So, according to my new schedule (created for me by Gospel Bob, who took pity on me when he realized that I was serious about having No. Fucking. Idea. how to schedule my time this semester), today was a dissertation day, all day.* I woke up freaking out about this; I haven’t written anything–nothing!–in longer-than-I’m-going-to-tell you. And I have to present a chapter next month at the Big Scary Colloquium, and do I have a chapter to present? No. No, I don’t. So yeah. Freaking out commenced.

Luckily, I have these mountains of data I’ve collected and haven’t even begun to really analyze, so I had some productive procrastination to work on. And then I sucked it up and bit the bullet and probably one or two other cliches, and I tried to write something/anything.

So here is my Ta-Da! List, of what I did today:

  • Coded and (more importantly) read a TON of fieldnotes/documents/random assorted data. I really have been thinking that I have months of fieldwork ahead of me, that I haven’t done nearly enough yet…but I have to say, I have more than I thought I did. I’m wondering, actually, if it might be possible to take that huge chunk of stuff I haven’t done yet and call that my NEXT project…and not include it here. Wish I could give y’all specifics, but let’s just say that maybe I can actually wrap up the fieldwork pretty damn soon…
  • Wrote ONE PAGE of the dissertation.
  • Did you hear me? ONE. PAGE. Go me! I was utterly terrified to write a word, and I just kept staring at that 100+ pages of notes/drafts/crap and wondering how to even approach it. And today I buckled down (I knew there were more cliches) and wrote something. Okay, it’s not a chapter, and I’m pretty sure it’s absolute crap, and I still have 99+ pages of notes to sort through (not counting fieldnotes–I mean just scribbly outline for the chapter), but I wrote something.
  • Um, um, um, I fed the cats.
  • I *did not* waste a million hours on blogs (sorry, blogfriends…I hope to be a better commenter again someday). I *did not* answer the phone, until about an hour ago. I *did not* put more songs on my NEW IPOD!. I *did not* nap, despite every fiber of my being trying to convince me that was a good idea.

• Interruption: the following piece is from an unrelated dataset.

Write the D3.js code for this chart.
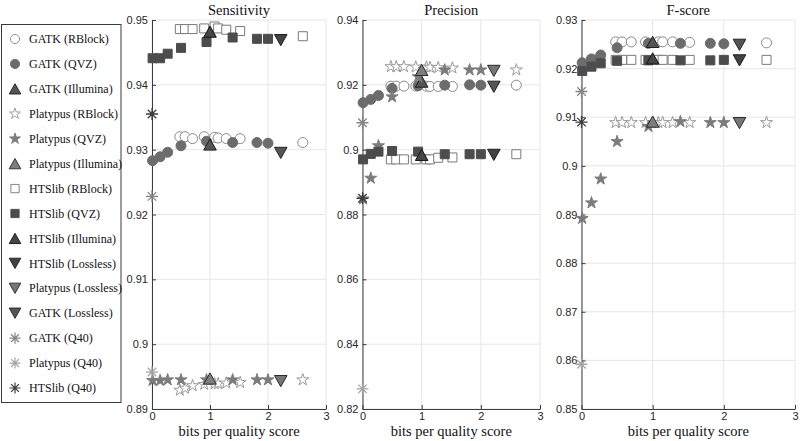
<!DOCTYPE html>
<html><head><meta charset="utf-8">
<script src="https://cdn.jsdelivr.net/npm/d3@7"></script>
<style>body{margin:0;background:#fff} svg{display:block}</style>
</head><body>
<svg id="c" width="800" height="441"></svg>
<script>
// ---------- DATA ----------
const qvzX      = [0.01, 0.14, 0.27, 0.5, 0.94, 1.39, 1.81, 2.0];
const rblockX   = [0.48, 0.57, 0.7, 0.9, 1.08, 1.14, 1.28, 1.52, 2.6];
const illuminaX = [1.0];
const losslessX = [2.22];
const q40X      = [0];

const xTicks = [0, 1, 2, 3];
const panelTitles = ["Sensitivity", "Precision", "F-score"];
const sensTicks = [0.89, 0.9, 0.91, 0.92, 0.93, 0.94, 0.95];
const precTicks = [0.82, 0.84, 0.86, 0.88, 0.9, 0.92, 0.94];
const fTicks    = [0.85, 0.86, 0.87, 0.88, 0.89, 0.9, 0.91, 0.92, 0.93];

// Sensitivity
const sensGatkRBlock   = [0.9320, 0.9320, 0.9317, 0.9320, 0.9319, 0.9318, 0.9317, 0.9317, 0.9311];
const sensGatkQVZ      = [0.9283, 0.9289, 0.9296, 0.9306, 0.9313, 0.9311, 0.9311, 0.9310];
const sensGatkIllumina = [0.9308];
const sensPlatRBlock   = [0.8929, 0.8932, 0.8936, 0.8938, 0.8939, 0.8939, 0.8940, 0.8941, 0.8945];
const sensPlatQVZ      = [0.8944, 0.8944, 0.8945, 0.8945, 0.8945, 0.8945, 0.8945, 0.8945];
const sensPlatIllumina = [0.8947];
const sensHtsRBlock    = [0.9486, 0.9486, 0.9486, 0.9487, 0.9490, 0.9487, 0.9485, 0.9483, 0.9475];
const sensHtsQVZ       = [0.9441, 0.9441, 0.9448, 0.9457, 0.9466, 0.9473, 0.9471, 0.9471];
const sensHtsIllumina  = [0.9482];
const sensHtsLossless  = [0.9469];
const sensPlatLossless = [0.8943];
const sensGatkLossless = [0.9295];
const sensGatkQ40      = [0.9228];
const sensPlatQ40      = [0.8957];
const sensHtsQ40       = [0.9355];

// Precision
const precGatkRBlock   = [0.9196, 0.9196, 0.9196, 0.9196, 0.9196, 0.9195, 0.9195, 0.9195, 0.9199];
const precGatkQVZ      = [0.9145, 0.9155, 0.9167, 0.9189, 0.9197, 0.9199, 0.9200, 0.9199];
const precGatkIllumina = [0.9210];
const precPlatRBlock   = [0.9256, 0.9256, 0.9256, 0.9255, 0.9255, 0.9254, 0.9253, 0.9252, 0.9246];
const precPlatQVZ      = [0.8848, 0.8912, 0.9012, 0.9163, 0.9225, 0.9246, 0.9246, 0.9246];
const precPlatIllumina = [0.9246];
const precHtsRBlock    = [0.8970, 0.8970, 0.8970, 0.8970, 0.8970, 0.8970, 0.8975, 0.8976, 0.8986];
const precHtsQVZ       = [0.8970, 0.8987, 0.8994, 0.8996, 0.8994, 0.8986, 0.8986, 0.8986];
const precHtsIllumina  = [0.8984];
const precHtsLossless  = [0.8984];
const precPlatLossless = [0.9243];
const precGatkLossless = [0.9194];
const precGatkQ40      = [0.9083];
const precPlatQ40      = [0.8262];
const precHtsQ40       = [0.8850];

// F-score
const fGatkRBlock   = [0.9255, 0.9255, 0.9255, 0.9255, 0.9255, 0.9255, 0.9255, 0.9254, 0.9253];
const fGatkQVZ      = [0.9212, 0.9220, 0.9228, 0.9243, 0.9252, 0.9252, 0.9252, 0.9251];
const fGatkIllumina = [0.9255];
const fPlatRBlock   = [0.9089, 0.9089, 0.9089, 0.9089, 0.9089, 0.9089, 0.9089, 0.9089, 0.9089];
const fPlatQVZ      = [0.8892, 0.8924, 0.8973, 0.9050, 0.9081, 0.9091, 0.9089, 0.9089];
const fPlatIllumina = [0.9091];
const fHtsRBlock    = [0.9218, 0.9218, 0.9218, 0.9218, 0.9218, 0.9218, 0.9218, 0.9218, 0.9218];
const fHtsQVZ       = [0.9195, 0.9204, 0.9211, 0.9216, 0.9217, 0.9217, 0.9217, 0.9218];
const fHtsIllumina  = [0.9221];
const fHtsLossless  = [0.9217];
const fPlatLossless = [0.9088];
const fGatkLossless = [0.9249];
const fGatkQ40      = [0.9153];
const fPlatQ40      = [0.8592];
const fHtsQ40       = [0.9090];

const seriesNames = ["GATK (RBlock)","GATK (QVZ)","GATK (Illumina)","Platypus (RBlock)","Platypus (QVZ)",
  "Platypus (Illumina)","HTSlib (RBlock)","HTSlib (QVZ)","HTSlib (Illumina)","HTSlib (Lossless)",
  "Platypus (Lossless)","GATK (Lossless)","GATK (Q40)","Platypus (Q40)","HTSlib (Q40)"];
const seriesX = [rblockX, qvzX, illuminaX, rblockX, qvzX, illuminaX, rblockX, qvzX, illuminaX,
  losslessX, losslessX, losslessX, q40X, q40X, q40X];
const sensY = [sensGatkRBlock, sensGatkQVZ, sensGatkIllumina, sensPlatRBlock, sensPlatQVZ, sensPlatIllumina,
  sensHtsRBlock, sensHtsQVZ, sensHtsIllumina, sensHtsLossless, sensPlatLossless, sensGatkLossless,
  sensGatkQ40, sensPlatQ40, sensHtsQ40];
const precY = [precGatkRBlock, precGatkQVZ, precGatkIllumina, precPlatRBlock, precPlatQVZ, precPlatIllumina,
  precHtsRBlock, precHtsQVZ, precHtsIllumina, precHtsLossless, precPlatLossless, precGatkLossless,
  precGatkQ40, precPlatQ40, precHtsQ40];
const fY = [fGatkRBlock, fGatkQVZ, fGatkIllumina, fPlatRBlock, fPlatQVZ, fPlatIllumina,
  fHtsRBlock, fHtsQVZ, fHtsIllumina, fHtsLossless, fPlatLossless, fGatkLossless,
  fGatkQ40, fPlatQ40, fHtsQ40];

// ---------- STYLES ----------
const styles = [
  {shape:"circle",  fill:"#fff",    stroke:"#8a8a8a"},
  {shape:"circle",  fill:"#6c6c6c", stroke:"#6c6c6c"},
  {shape:"triUp",   fill:"#555555", stroke:"#1e1e1e"},
  {shape:"star",    fill:"#fff",    stroke:"#9a9a9a"},
  {shape:"star",    fill:"#7c7c7c", stroke:"#7c7c7c"},
  {shape:"triUp",   fill:"#7e7e7e", stroke:"#2a2a2a"},
  {shape:"square",  fill:"#fff",    stroke:"#7a7a7a"},
  {shape:"square",  fill:"#4c4c4c", stroke:"#4c4c4c"},
  {shape:"triUp",   fill:"#454545", stroke:"#151515"},
  {shape:"triDown", fill:"#424242", stroke:"#1e1e1e"},
  {shape:"triDown", fill:"#767676", stroke:"#2a2a2a"},
  {shape:"triDown", fill:"#555555", stroke:"#222222"},
  {shape:"aster",   fill:"none",    stroke:"#858585"},
  {shape:"aster",   fill:"none",    stroke:"#a5a5a5"},
  {shape:"aster",   fill:"none",    stroke:"#3c3c3c"}
];

function markerPath(shape){
  switch(shape){
    case "circle": { const r=5; return `M${r},0A${r},${r} 0 1,1 ${-r},0A${r},${r} 0 1,1 ${r},0Z`; }
    case "square": { const s=4.5; return `M${-s},${-s}H${s}V${s}H${-s}Z`; }
    case "triUp":  { const w=6.3,h=5.6; return `M0,${-h}L${w},${h}L${-w},${h}Z`; }
    case "triDown":{ const w=6.3,h=5.6; return `M0,${h}L${w},${-h}L${-w},${-h}Z`; }
    case "star": {
      const R=6.3, r=R*0.382; let p="";
      for(let i=0;i<10;i++){ const a=-Math.PI/2+i*Math.PI/5; const rr=i%2?r:R;
        p+=(i?"L":"M")+(rr*Math.cos(a)).toFixed(2)+","+(rr*Math.sin(a)).toFixed(2);}
      return p+"Z";
    }
    case "aster": {
      const r=6, d=r*0.7071;
      return `M${-r},0H${r}M0,${-r}V${r}M${-d},${-d}L${d},${d}M${-d},${d}L${d},${-d}`;
    }
  }
}

// ---------- LAYOUT ----------
const svg = d3.select("#c");
const yTop = 20, yBottom = 409;
const panels = [
  {title:panelTitles[0], x0:152,   x1:326, domain:[0.89,0.95], ticks:sensTicks, ys:sensY},
  {title:panelTitles[1], x0:362.5, x1:540, domain:[0.82,0.94], ticks:precTicks, ys:precY},
  {title:panelTitles[2], x0:581.5, x1:795, domain:[0.85,0.93], ticks:fTicks,    ys:fY}
];
const fmt = v => String(+v.toFixed(2));
const serif = "'Liberation Serif','Times New Roman',serif";
const sans = "'Liberation Sans',Arial,Helvetica,sans-serif";

panels.forEach(p => {
  const x = d3.scaleLinear().domain([0,3]).range([p.x0, p.x1]);
  const y = d3.scaleLinear().domain(p.domain).range([yBottom, yTop]);
  const g = svg.append("g");
  // grid
  g.append("g").selectAll("line").data(p.ticks).join("line")
    .attr("x1", p.x0).attr("x2", p.x1).attr("y1", d=>y(d)).attr("y2", d=>y(d))
    .attr("stroke", "#e6e6e6").attr("stroke-width", 1);
  g.append("g").selectAll("line").data(xTicks).join("line")
    .attr("x1", d=>x(d)).attr("x2", d=>x(d)).attr("y1", yTop).attr("y2", yBottom)
    .attr("stroke", "#e6e6e6").attr("stroke-width", 1);
  // axes
  const ax = g.append("g").attr("transform", `translate(0,${yBottom})`)
    .call(d3.axisBottom(x).tickValues(xTicks).tickFormat(d3.format("d")).tickSizeInner(-4).tickSizeOuter(0).tickPadding(3));
  const ay = g.append("g").attr("transform", `translate(${p.x0},0)`)
    .call(d3.axisLeft(y).tickValues(p.ticks).tickFormat(fmt).tickSizeInner(-4).tickSizeOuter(0).tickPadding(4));
  [ax, ay].forEach(a => {
    a.select(".domain").attr("stroke", "#3a3a3a").attr("stroke-width", 1);
    a.selectAll(".tick line").attr("stroke", "#3a3a3a");
    a.selectAll("text").attr("font-family", sans).attr("font-size", 11).attr("fill", "#262626");
  });
  // title & x label
  g.append("text").attr("x", (p.x0+p.x1)/2).attr("y", 15).attr("text-anchor","middle")
    .attr("font-family", serif).attr("font-size", 14.5).attr("fill","#111").text(p.title);
  g.append("text").attr("x", (p.x0+p.x1)/2).attr("y", 436).attr("text-anchor","middle")
    .attr("font-family", serif).attr("font-size", 14.5).attr("fill","#111").text("bits per quality score");
  // markers
  p.ys.forEach((vals, si) => {
    const st = styles[si];
    const pts = vals.map((v,i)=>[seriesX[si][i], v]);
    g.append("g").selectAll("path").data(pts).join("path")
      .attr("d", markerPath(st.shape))
      .attr("transform", d => `translate(${x(d[0])},${y(d[1])})`)
      .attr("fill", st.fill).attr("stroke", st.stroke)
      .attr("stroke-width", st.shape==="aster" ? 1.3 : 1);
  });
});

// ---------- LEGEND ----------
const leg = svg.append("g");
leg.append("rect").attr("x", 1.5).attr("y", 24.5).attr("width", 119.5).attr("height", 378)
  .attr("fill", "#fff").attr("stroke", "#3a3a3a").attr("stroke-width", 1);
const ly = d3.scaleLinear().domain([0, seriesNames.length-1]).range([39, 388]);
seriesNames.forEach((name, i) => {
  const st = styles[i];
  leg.append("path").attr("d", markerPath(st.shape))
    .attr("transform", `translate(15,${ly(i)}) scale(0.92)`)
    .attr("fill", st.fill).attr("stroke", st.stroke).attr("stroke-width", st.shape==="aster"?1.3:1);
  leg.append("text").attr("x", 29).attr("y", ly(i)).attr("dy","0.35em")
    .attr("font-family", serif).attr("font-size", 12).attr("fill", "#111").text(name);
});
</script>
</body></html>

I am clearly looking for affirmations that I don’t suck, in case that hasn’t been clear.

*I know that every single piece of advice everywhere says to write a little bit every day and not do big marathon sessions, but that has not been working for me. Well, the working-at-all hasn’t been working for me. I need at least a few marathon days to kickstart things, I think.